- Cut pork neck into 5 or 6 strips length-wise (about 1 inch diameter) and marinate overnight in the Char Siu marinade and Chilli Lime Seasoning.
- Pre-heat the BBQ to about 150c/300f. Wipe off the excess marinade and cook with a chunk of fruit wood to at least 68c/155f internal temperature.
- Allow to cool before slicing. Portion and freeze what you're not using for omelettes, as its great in stir fries too!
- Shred all vegetables and mince the garlic.
- Add a little bit of water to the oyster sauce to thin it out.
- Dissolve the corn flour in a tsp of water.
- Whisk the eggs well then whisk in Lane's Q-NAMI & corn flour mix.

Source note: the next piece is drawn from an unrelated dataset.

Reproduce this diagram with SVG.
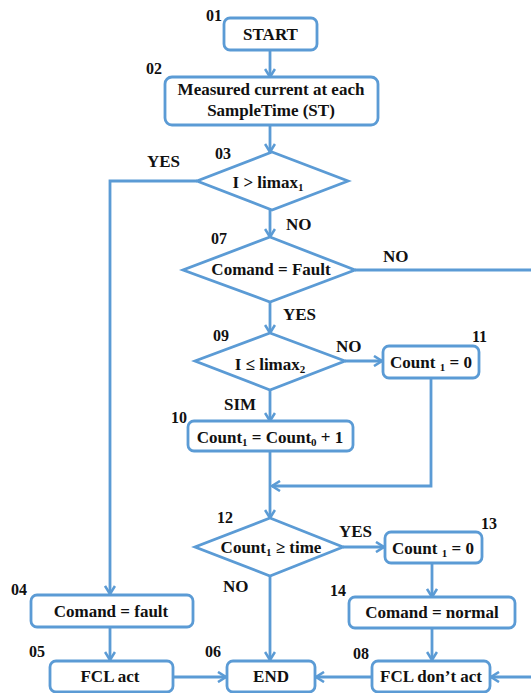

- Heat 1 tbsp of vegetable oil in a wok, sauté the onion and garlic, then add capsicum, carrot, bean shoots and pork. When slightly softened and heated through, take off heat, add all other veg and transfer to a bowl.
- Rinse & dry the wok and add 1 tbsp of vegetable oil, move the wok around to coat all sides in oil. When hot, add the eggs for 1 omelette and tilt wok to coat the walls. When the eggs are nearly set, add the pork/vegetable mix to one side & fold other side over. Carefully slide onto plate and drizzle with oyster sauce.
- Garnish with chilli, coriander and fried onions.